What is the three-tier classification in Chinese herbal medicine?
The Shennong Bencao Jing classifies medicinal substances into three tiers based on toxicity and usage: upper-class substances (君 jūn, 'ruler') are non-toxic, life-prolonging tonics for long-term use (ginseng, reishi, licorice, jujube); middle-class substances (臣 chén, 'minister') are therapeutic with mild toxicity for specific imbalances; lower-class substances (佐使 zuǒ shǐ, 'assistant') are strongly active and often toxic, used for specific diseases only. The same ruler-minister-assistant-messenger logic later organizes the construction of Chinese herbal formulas.
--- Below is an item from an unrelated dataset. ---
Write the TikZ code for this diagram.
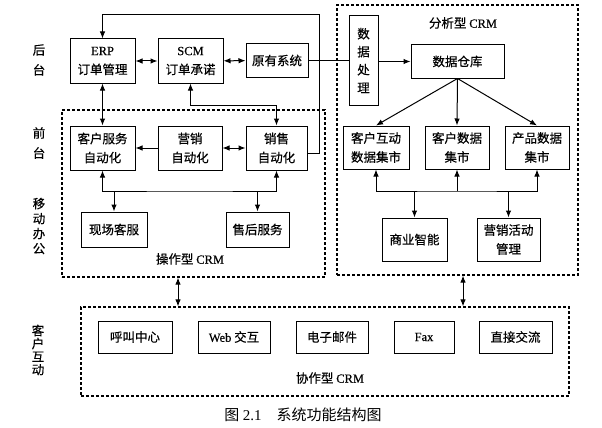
\documentclass[tikz,border=0pt]{standalone}
\usepackage{fontspec}
\setmainfont{Liberation Serif}
\newfontfamily\cjk[FakeBold=0.4]{Noto Sans CJK SC}
\newfontfamily\cjkthin{Noto Sans CJK SC}
\newfontfamily\enfont[FakeBold=0.4]{Liberation Serif}
\usetikzlibrary{arrows.meta}
\newcommand{\en}[1]{{\enfont #1}}

\begin{document}
\begin{tikzpicture}[x=1pt, y=-1pt, line width=1pt,
  >={Latex[length=7pt,width=5.5pt]},
  txt/.style={align=center, font=\cjk\fontsize{12.5}{19}\selectfont},
  box/.style 2 args={draw, txt, inner sep=0pt, minimum width=#1pt, minimum height=#2pt},
  group/.style={draw, line width=1.2pt, dash pattern=on 3pt off 2pt, inner sep=0pt},
  side/.style={align=center, font=\cjk\fontsize{12.5}{#1}\selectfont}]

  \useasboundingbox (0,0) rectangle (602,428);

  \node[side=20] (ht) at (39,60) {后\\台};
  \node[side=20] (qt) at (39,143) {前\\台};
  \node[side=15] (yd) at (39,226) {移\\动\\办\\公};
  \node[side=13] (kh) at (38,350) {客\\户\\互\\动};

  \node[box={65}{44}] (erp) at (102.5,61) {\en{ERP}\\订单管理};
  \node[box={65}{44}] (scm) at (190.5,61) {\en{SCM}\\订单承诺};
  \node[box={62}{33}] (old) at (277,60.5) {原有系统};

  \node[group, minimum width=263pt, minimum height=167pt] (op) at (193.5,193.5) {};
  \node[txt] (optitle) at (190,259) {操作型 \en{CRM}};
  \node[box={65}{44}] (kf) at (102.5,148) {客户服务\\自动化};
  \node[box={64}{44}] (yx) at (190,148) {营销\\自动化};
  \node[box={61}{44}] (xs) at (276.5,148) {销售\\自动化};
  \node[box={66}{35}] (xc) at (114,229.5) {现场客服};
  \node[box={63}{35}] (sh) at (257.5,229.5) {售后服务};

  \node[group, minimum width=241pt, minimum height=270pt] (an) at (457.5,140) {};
  \node[txt] (antitle) at (463,23) {分析型 \en{CRM}};
  \node[box={29}{89}, font=\cjk\fontsize{12.5}{18}\selectfont] (sjcl) at (363.5,60.5) {数\\据\\处\\理};
  \node[box={93}{33}] (ck) at (457.5,61.5) {数据仓库};
  \node[box={66}{43}] (m1) at (376,147.5) {客户互动\\数据集市};
  \node[box={64}{43}] (m2) at (457,147.5) {客户数据\\集市};
  \node[box={64}{43}] (m3) at (537,147.5) {产品数据\\集市};
  \node[box={65}{43}] (bi) at (414.5,239.5) {商业智能};
  \node[box={63}{43}] (hd) at (508.5,239.5) {营销活动\\管理};

  \node[group, minimum width=488pt, minimum height=89pt] (xz) at (325,351.5) {};
  \node[txt] (xztitle) at (330,378) {协作型 \en{CRM}};
  \node[box={74}{32}] (hj) at (135,337) {呼叫中心};
  \node[box={72}{32}] (web) at (234,337) {\en{Web} 交互};
  \node[box={72}{32}] (yj) at (332,337) {电子邮件};
  \node[box={60}{32}] (fax) at (424,337) {\en{Fax}};
  \node[box={73}{32}] (zj) at (515.5,337) {直接交流};

  \node[font=\cjkthin\fontsize{15}{15}\selectfont] (cap) at (303,415) {图 {\rmfamily 2.1}\quad 系统功能结构图};

  \coordinate (top) at (319,15);
  \coordinate (scmbend) at (276.5,105);
  \coordinate (opbus) at (190,191);
  \coordinate (anbus) at (457,191);
  \coordinate (lk1) at (178,0);
  \coordinate (lk2) at (463,0);

  \draw[<->] (erp) -- (scm);
  \draw[<->] (scm) -- (old);
  \draw (old) -- (sjcl);
  \draw[->] (sjcl.east |- ck.west) -- (ck.west);
  \draw[->] ([yshift=-5pt]xs.east) -| (top) -| (erp.north);
  \draw[<->] (erp) -- (kf);
  \draw[<->] (scm.south) |- (scmbend) -- (xs.north);
  \draw[->] (yx) -- (kf);
  \draw[<->] (yx) -- (xs);
  \draw[<->] (kf.south) |- (opbus) -| (xs.south);
  \draw[->] (xc.north |- opbus) -- (xc.north);
  \draw[->] (sh.north |- opbus) -- (sh.north);

  \draw[->] (ck.south) -- (m1.north);
  \draw[->] (ck.south) -- (m2.north);
  \draw[->] (ck.south) -- (m3.north);
  \draw[<->] (m1.south) |- (anbus) -| (m3.south);
  \draw[->] (anbus) -- (m2.south);
  \draw[->] (bi.north |- anbus) -- (bi.north);
  \draw[->] (hd.north |- anbus) -- (hd.north);

  \draw[<->] (op.south -| lk1) -- (xz.north -| lk1);
  \draw[<->] (an.south -| lk2) -- (xz.north -| lk2);

\end{tikzpicture}
\end{document}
Did Shennong discover tea?
The legend says so. The story holds that tea leaves blew into Shennong's cooking vessel and produced a decoction that acted as an antidote to the poisons he encountered while tasting hundreds of herbs. The Huainanzi (compiled c.139 BCE) refers to Shennong encountering 'seventy poisons in one day,' an earlier version of the tasted-the-hundred-herbs frame. The tea-discovery legend is part of Chinese tea-tradition cosmogony; whether tea was first cultivated in pre-historic China cannot be confirmed through the mythological frame. Tea cultivation as a documented practice dates from later historical periods.
How does Shennong relate to the Yellow Emperor and the Huangdi Neijing?
Shennong and Huangdi (the Yellow Emperor) are two of the Three Sovereigns, and their attributed texts bracket the early classical TCM corpus. The Shennong Bencao Jing is the materia medica — what substances do, how they are classified, how they are used. The Huangdi Neijing (Yellow Emperor's Inner Classic), also a Han-era compilation under culture-hero attribution, is the diagnostic-and-theoretical work — yin-yang, the five phases, the channels, the organ systems, pulse diagnosis, the theory of qi. Together they organize the foundational framework of Chinese medicine: theory and pharmacopoeia, diagnosis and treatment.
Where can I read the Shennong Bencao Jing in English?
Sabine Wilms's translation, The Divine Farmer's Classic of Materia Medica (Happy Goat Productions, 2017), is the most widely cited modern English edition. Yang Shou-zhong's translation, The Divine Farmer's Materia Medica (Blue Poppy Press, 1998), is another standard reference. For scholarly context, Paul U. Unschuld's Medicine in China: A History of Pharmaceutics (UC Press, 1986) places the text in the broader history of Chinese medicine. Bensky, Clavey, and Stöger's Chinese Herbal Medicine: Materia Medica (Eastland Press, 3rd ed. 2004) is the standard modern practitioner reference that carries Shennong's organizational logic into contemporary clinical use.